Recently an analysis of Foxglove Security on a vulnerability on Java Deserialization disclosed in January by frohoff and gebl (http://frohoff.github.io/appseccali-marshalling-pickles/) has highlighted a very dangerous issue in Java world. frohoff and gebl discover a very serious vulnerability in Java deserialition and pulished a tool, ysoserial (https://github.com/frohoff/ysoserial), that generate payloads for exploiting the Java Deserialization issue when the classes of one of the following library are loaded in the Java environment:
- Apache Commons Collections 3 (up to 3.2.1)
- Apache Commons Collections 4 (up to 4.4.0)
- Spring (up to 4.2.2)
- Groovy (up to 2.4.3)
While it may seems that the problem reside in the libraries, it is not. The real problem is that Java default deserialization methods deserialize every supplied serialized object, without doing any check on it. To make this issue so serious it is enough to add that the deserialization process can execute Java code defined in the class of the serialized object. The reason why the four libraries shown before are considered vulnerable (but they aren’t) is that they define some objects that can invoke custom Java methods in the deserialization process.
Therefore, to exploit this issue it is sufficient an entry point that processes serialized objects and one of library loaded in the Java environment that allow execute custom code in the deserialization process.
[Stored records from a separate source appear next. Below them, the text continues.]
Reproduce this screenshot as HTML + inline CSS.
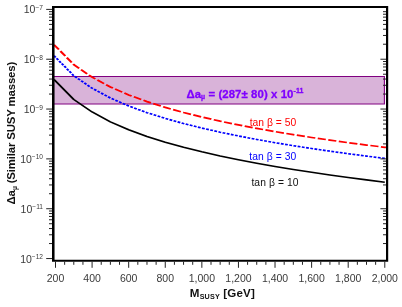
<!DOCTYPE html><html><head><meta charset="utf-8"><style>html,body{margin:0;padding:0;background:#fff}svg{display:block;will-change:transform}text{font-family:"Liberation Sans",sans-serif}</style></head><body>
<svg width="402" height="307" viewBox="0 0 402 307">
<rect width="402" height="307" fill="#fff"/>
<rect x="54" y="76.45" width="330.80" height="27.50" fill="#d9b3d9"/>
<path d="M54,76.45H384.4V103.95H54" fill="none" stroke="#800080" stroke-width="1.1"/>
<g transform="scale(1.32,1)">
<path d="M40.909,79.48 L42.045,81.00 L55.905,99.50 L69.764,111.99 L83.623,121.82 L97.482,129.76 L111.341,136.45 L125.200,142.22 L139.059,147.31 L152.918,151.86 L166.777,155.98 L180.636,159.75 L194.495,163.23 L208.355,166.45 L222.214,169.46 L236.073,172.29 L249.932,174.96 L263.791,177.48 L277.650,179.87 L291.509,182.14" fill="none" stroke="#000" stroke-width="1.55" stroke-linejoin="round"/>
<path d="M40.909,55.71 L42.045,57.23 L55.905,75.73 L69.764,88.22 L83.623,98.04 L97.482,105.99 L111.341,112.67 L125.200,118.44 L139.059,123.53 L152.918,128.08 L166.777,132.21 L180.636,135.97 L194.495,139.45 L208.355,142.68 L222.214,145.69 L236.073,148.52 L249.932,151.18 L263.791,153.70 L277.650,156.09 L291.509,158.37" fill="none" stroke="#0000ff" stroke-width="1.65" stroke-dasharray="2.15 1.1"/>
<path d="M40.909,44.65 L42.045,46.17 L55.905,64.67 L69.764,77.16 L83.623,86.99 L97.482,94.93 L111.341,101.62 L125.200,107.39 L139.059,112.48 L152.918,117.03 L166.777,121.15 L180.636,124.92 L194.495,128.40 L208.355,131.62 L222.214,134.64 L236.073,137.46 L249.932,140.13 L263.791,142.65 L277.650,145.04 L291.509,147.31 L292.424,147.46" fill="none" stroke="#ff0000" stroke-width="1.7" stroke-dasharray="6.2 1.9"/>
</g>
<path d="M46.2,9.40H52.6 M49,44.23H52.6 M383,44.23H386.2 M49,35.46H52.6 M383,35.46H386.2 M49,29.23H52.6 M383,29.23H386.2 M49,24.40H52.6 M383,24.40H386.2 M49,20.45H52.6 M383,20.45H386.2 M49,17.12H52.6 M383,17.12H386.2 M49,14.23H52.6 M383,14.23H386.2 M49,11.68H52.6 M383,11.68H386.2 M46.2,59.23H52.6 M380.4,59.23H386.2 M49,94.06H52.6 M383,94.06H386.2 M49,85.29H52.6 M383,85.29H386.2 M49,79.06H52.6 M383,79.06H386.2 M49,74.23H52.6 M383,74.23H386.2 M49,70.28H52.6 M383,70.28H386.2 M49,66.95H52.6 M383,66.95H386.2 M49,64.06H52.6 M383,64.06H386.2 M49,61.51H52.6 M383,61.51H386.2 M46.2,109.06H52.6 M380.4,109.06H386.2 M49,143.89H52.6 M383,143.89H386.2 M49,135.12H52.6 M383,135.12H386.2 M49,128.89H52.6 M383,128.89H386.2 M49,124.06H52.6 M383,124.06H386.2 M49,120.11H52.6 M383,120.11H386.2 M49,116.78H52.6 M383,116.78H386.2 M49,113.89H52.6 M383,113.89H386.2 M49,111.34H52.6 M383,111.34H386.2 M46.2,158.89H52.6 M380.4,158.89H386.2 M49,193.72H52.6 M383,193.72H386.2 M49,184.95H52.6 M383,184.95H386.2 M49,178.72H52.6 M383,178.72H386.2 M49,173.89H52.6 M383,173.89H386.2 M49,169.94H52.6 M383,169.94H386.2 M49,166.61H52.6 M383,166.61H386.2 M49,163.72H52.6 M383,163.72H386.2 M49,161.17H52.6 M383,161.17H386.2 M46.2,208.72H52.6 M380.4,208.72H386.2 M49,243.55H52.6 M383,243.55H386.2 M49,234.78H52.6 M383,234.78H386.2 M49,228.55H52.6 M383,228.55H386.2 M49,223.72H52.6 M383,223.72H386.2 M49,219.77H52.6 M383,219.77H386.2 M49,216.44H52.6 M383,216.44H386.2 M49,213.55H52.6 M383,213.55H386.2 M49,211.00H52.6 M383,211.00H386.2 M46.2,258.55H52.6 M55.50,261.8V267.8 M64.65,261.8V264.8 M73.79,261.8V264.8 M82.94,261.8V264.8 M92.09,261.8V267.8 M101.23,261.8V264.8 M110.38,261.8V264.8 M119.53,261.8V264.8 M128.68,261.8V267.8 M137.82,261.8V264.8 M146.97,261.8V264.8 M156.12,261.8V264.8 M165.26,261.8V267.8 M174.41,261.8V264.8 M183.56,261.8V264.8 M192.71,261.8V264.8 M201.85,261.8V267.8 M211.00,261.8V264.8 M220.15,261.8V264.8 M229.29,261.8V264.8 M238.44,261.8V267.8 M247.59,261.8V264.8 M256.73,261.8V264.8 M265.88,261.8V264.8 M275.03,261.8V267.8 M284.18,261.8V264.8 M293.32,261.8V264.8 M302.47,261.8V264.8 M311.62,261.8V267.8 M320.76,261.8V264.8 M329.91,261.8V264.8 M339.06,261.8V264.8 M348.20,261.8V267.8 M357.35,261.8V264.8 M366.50,261.8V264.8 M375.64,261.8V264.8 M384.79,261.8V267.8" fill="none" stroke="#222" stroke-width="1"/>
<path d="M52,6H388.2V261.75H52Z M54.55,8V259.75H386V8Z" fill="#000" fill-rule="evenodd"/>
<text x="43" y="13.40" text-anchor="end" font-size="10.5" fill="#3a3a3a">10<tspan font-size="6.6" dy="-3.5">−7</tspan></text>
<text x="43" y="63.23" text-anchor="end" font-size="10.5" fill="#3a3a3a">10<tspan font-size="6.6" dy="-3.5">−8</tspan></text>
<text x="43" y="113.06" text-anchor="end" font-size="10.5" fill="#3a3a3a">10<tspan font-size="6.6" dy="-3.5">−9</tspan></text>
<text x="43" y="162.89" text-anchor="end" font-size="10.5" fill="#3a3a3a">10<tspan font-size="6.6" dy="-3.5">−10</tspan></text>
<text x="43" y="212.72" text-anchor="end" font-size="10.5" fill="#3a3a3a">10<tspan font-size="6.6" dy="-3.5">−11</tspan></text>
<text x="43" y="262.55" text-anchor="end" font-size="10.5" fill="#3a3a3a">10<tspan font-size="6.6" dy="-3.5">−12</tspan></text>
<text x="55.50" y="282" text-anchor="middle" font-size="10.5" fill="#3a3a3a">200</text>
<text x="92.09" y="282" text-anchor="middle" font-size="10.5" fill="#3a3a3a">400</text>
<text x="128.68" y="282" text-anchor="middle" font-size="10.5" fill="#3a3a3a">600</text>
<text x="165.26" y="282" text-anchor="middle" font-size="10.5" fill="#3a3a3a">800</text>
<text x="201.85" y="282" text-anchor="middle" font-size="10.5" fill="#3a3a3a">1,000</text>
<text x="238.44" y="282" text-anchor="middle" font-size="10.5" fill="#3a3a3a">1,200</text>
<text x="275.03" y="282" text-anchor="middle" font-size="10.5" fill="#3a3a3a">1,400</text>
<text x="311.62" y="282" text-anchor="middle" font-size="10.5" fill="#3a3a3a">1,600</text>
<text x="348.20" y="282" text-anchor="middle" font-size="10.5" fill="#3a3a3a">1,800</text>
<text x="384.79" y="282" text-anchor="middle" font-size="10.5" fill="#3a3a3a">2,000</text>
<text x="189.8" y="297" font-size="11.6" font-weight="bold" fill="#111" textLength="65">M<tspan font-size="7.2" dy="1.6">SUSY</tspan><tspan dy="-1.6"> [GeV]</tspan></text>
<text transform="translate(15.3,204.6) rotate(-90)" font-size="11.4" font-weight="bold" fill="#111">Δa<tspan font-size="6.4" dy="1.4">μ</tspan></text>
<text transform="translate(15.3,183.3) rotate(-90)" font-size="11.4" font-weight="bold" fill="#111" textLength="121.6">(Similar SUSY masses)</text>
<text x="186.4" y="97.5" font-size="11.4" font-weight="bold" fill="#7f00ff" stroke="#7f00ff" stroke-width="0.3" textLength="117" lengthAdjust="spacing">Δa<tspan font-size="6.6" dy="1.6">μ</tspan><tspan dy="-1.6"> = (287± 80) x 10</tspan><tspan font-size="7" dy="-4.2">-11</tspan></text>
<text x="249.7" y="125.9" font-size="10.3" fill="#ff0000" textLength="46.6">tan β = 50</text>
<text x="249.3" y="159.5" font-size="10.3" fill="#0000ff" textLength="47">tan β = 30</text>
<text x="251.4" y="186.4" font-size="10.3" fill="#111" textLength="47.2">tan β = 10</text>
</svg></body></html>
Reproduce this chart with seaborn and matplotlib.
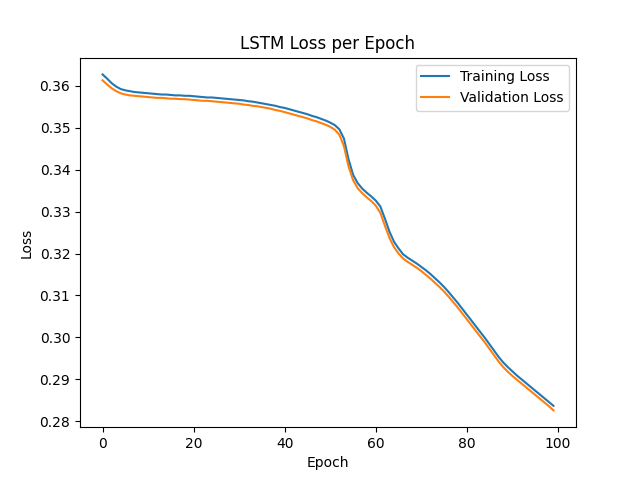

But the real problem, as said before, are not the libraries, but the deserialization methods of Java, that deserialize (and eventually execute Java code) every object supplied without doing any check on it.
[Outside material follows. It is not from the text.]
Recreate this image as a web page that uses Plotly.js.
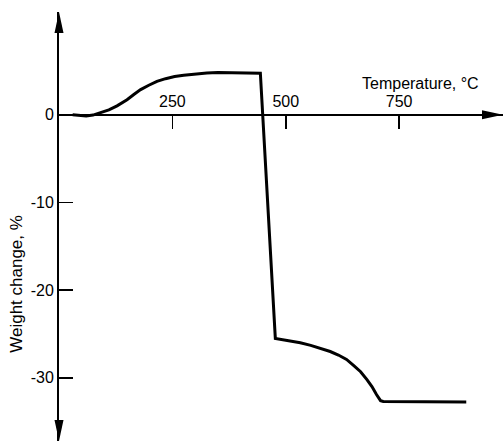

I have developed a plugin for Burp Suite that does some active checks to find deserialization vulnerabilities on Apache Commons Collections 3, Apache Commons Collections 4 and Spring. For the scanner I have used some custom payloads generated with a modified version of ysoserial (https://github.com/federicodotta/ysoserial branch “with-sleep-payloads”). The modified payloads use a synchronous Java sleep function. As a matter of fact, in my opinion, this is the best way for detect the vulnerability in an automated way. ysoserial original payloads execute commands on the system but there is no way to see the output of the executed commands. With a sleep synchronous payload, on the contrary, the detection is easy and no modification are done on the target system.
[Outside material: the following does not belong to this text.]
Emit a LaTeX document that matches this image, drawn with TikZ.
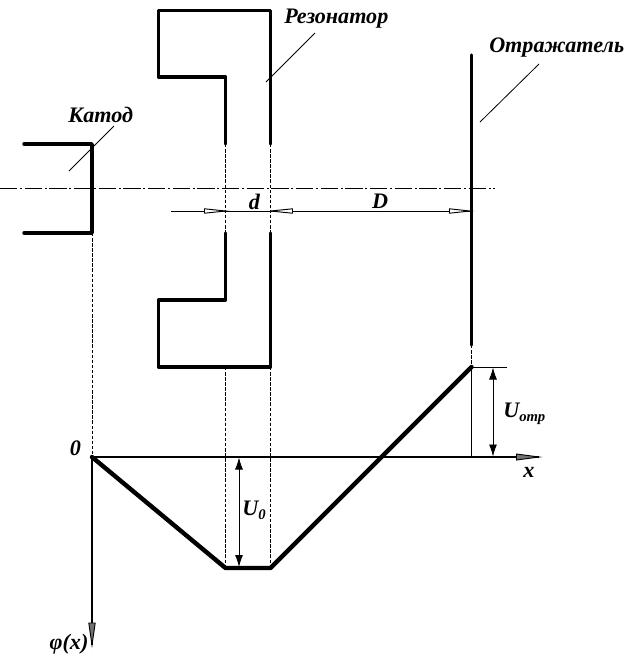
\documentclass[tikz,border=0pt]{standalone}
\usepackage{fontspec}
\setmainfont{Liberation Serif}
\usetikzlibrary{arrows.meta}
\newcommand{\subtxt}[1]{\raisebox{-2.6pt}{\fontsize{11pt}{11pt}\selectfont #1}}
\tikzset{
  heavy/.style={line width=2.6pt,line cap=round,line join=round,black},
  graphline/.style={line width=3.3pt,line cap=round,line join=round,black},
  thin line/.style={line width=0.7pt,black},
  ext/.style={line width=0.55pt,black,dash pattern=on 2.6pt off 1.2pt},
  axisline/.style={line width=0.6pt,black,dash pattern=on 13pt off 2pt on 1.5pt off 2pt},
  leader/.style={line width=0.6pt,black},
  hollowthin/.style={line width=0.7pt,black},
  solidtip/.style={{Latex[length=9pt,width=6pt]}-{Latex[length=9pt,width=6pt]}},
  lab/.style={font=\fontsize{16.6pt}{19pt}\selectfont\bfseries\itshape,inner sep=0pt,text=black},
}
\begin{document}
\begin{tikzpicture}[x=0.75pt,y=-0.75pt]
\useasboundingbox (0,0) rectangle (631,658);
% key points
\coordinate (K1) at (24,144);
\coordinate (K2) at (92,144);
\coordinate (K3) at (92,233);
\coordinate (K4) at (24,233);
\coordinate (RinT) at (225.5,144);
\coordinate (RoutT) at (270.5,144);
\coordinate (RinB) at (225.5,233);
\coordinate (RoutB) at (270.5,233);
\coordinate (O) at (92,457);
\coordinate (M1) at (225.5,568);
\coordinate (M2) at (270.5,568);
\coordinate (Top) at (471.5,367);
\coordinate (RefT) at (471.5,55);
\coordinate (RefB) at (471.5,345);
\coordinate (Xend) at (539,457);
\coordinate (Yend) at (92,645);
\coordinate (RefBase) at (471.5,457);
% centre line
\coordinate (CL) at (0,188);
\coordinate (CR) at (495,188);
\draw[axisline] (CL) -- (CR);
% extension lines
\draw[ext] (K3) -- (O);
\draw[ext] (RinT) -- (RinB);
\draw[ext] (RoutT) -- (RoutB);
\coordinate (RinL) at (225.5,367);
\coordinate (RoutL) at (270.5,367);
\draw[ext] (RinL) -- (M1);
\draw[ext] (RoutL) -- (M2);
\draw[ext] (RefB) -- (Top);
% cathode
\draw[heavy] (K1) -- (K2) -- (K3) -- (K4);
% resonator
\draw[heavy] (RinT) -- (225.5,77) -- (158.5,77) -- (158.5,10.5) -- (270.5,10.5) -- (RoutT);
\draw[heavy] (RinB) -- (225.5,300) -- (158.5,300) -- (158.5,367) -- (270.5,367) -- (RoutB);
% reflector
\draw[heavy] (RefT) -- (RefB);
% d, D dimensions
\coordinate (DL) at (171,211);
\coordinate (DA) at (225.5,211);
\coordinate (DB) at (270.5,211);
\coordinate (DC) at (470,211);
\draw[thin line] (DL) -- (DC);
\draw[hollowthin,fill=white] (204.5,208.8) -- (DA) -- (204.5,213.2) -- cycle;
\draw[hollowthin,fill=white] (292.5,208.8) -- (DB) -- (292.5,213.2) -- cycle;
\draw[hollowthin,fill=white] (449.5,208.8) -- (DC) -- (449.5,213.2) -- cycle;
% axes
\draw[line width=1pt] (O) -- (Xend);
\draw[line width=1pt] (O) -- (Yend);
\draw[hollowthin,fill=black!55] (516.5,454) -- (Xend) -- (516.5,460) -- cycle;
\draw[hollowthin,fill=black!55] (88.8,623) -- (Yend) -- (95.2,623) -- cycle;
% potential graph
\draw[line width=1pt] (RefBase) -- (Top);
\draw[graphline] (O) -- (M1) -- (M2) -- (Top);
% voltage dimensions
\coordinate (TopR) at (507,367);
\draw[leader] (Top) -- (TopR);
\coordinate (Ua) at (493,367.5);
\coordinate (Ub) at (493,456.5);
\draw[thin line,solidtip] (Ua) -- (Ub);
\coordinate (Uc) at (239,457.5);
\coordinate (Ud) at (239,567);
\draw[thin line,solidtip] (Uc) -- (Ud);
% leaders
\node[lab,anchor=west] (katod) at (68,115) {Катод};
\node[lab,anchor=west] (rez) at (284,19) {Резонатор};
\node[lab,anchor=west] (otr) at (489,48) {Отражатель};
\coordinate (l1a) at (114,126); \coordinate (l1b) at (69,171);
\coordinate (l2a) at (315,33); \coordinate (l2b) at (266,82);
\coordinate (l3a) at (539,64); \coordinate (l3b) at (480,122);
\draw[leader] (l1a) -- (l1b);
\draw[leader] (l2a) -- (l2b);
\draw[leader] (l3a) -- (l3b);
% labels
\node[lab] (dlab) at (254.5,201.5) {d};
\node[lab] (Dlab) at (380,201.5) {D};
\node[lab,anchor=west] (uotr) at (503,414) {U\subtxt{отр}};
\node[lab,anchor=west] (u0) at (242,510.5) {U\subtxt{0}};
\node[lab] (zero) at (75.5,448.5) {0};
\node[lab] (xlab) at (529,472) {x};
\node[lab] (phi) at (69,644.5) {φ(x)};
\end{tikzpicture}
\end{document}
The plugin can be downloaded in the “Releases” section of the following repository (and maybe in the future in the BAppStore of Burp Suite):
The plugin checks for serialized Java object in raw format or encoded in Base64 and reports active and passive issues. The passive issues are only informational and are reported when a serialized object is found in a request. The active scan executes the payloads if and only if it found any serialized object in the body or in an insertion point. Otherwise, no additional requests are done, in order to avoid to execute a lot of useless requests to the applications that do not make use of serialized java objects.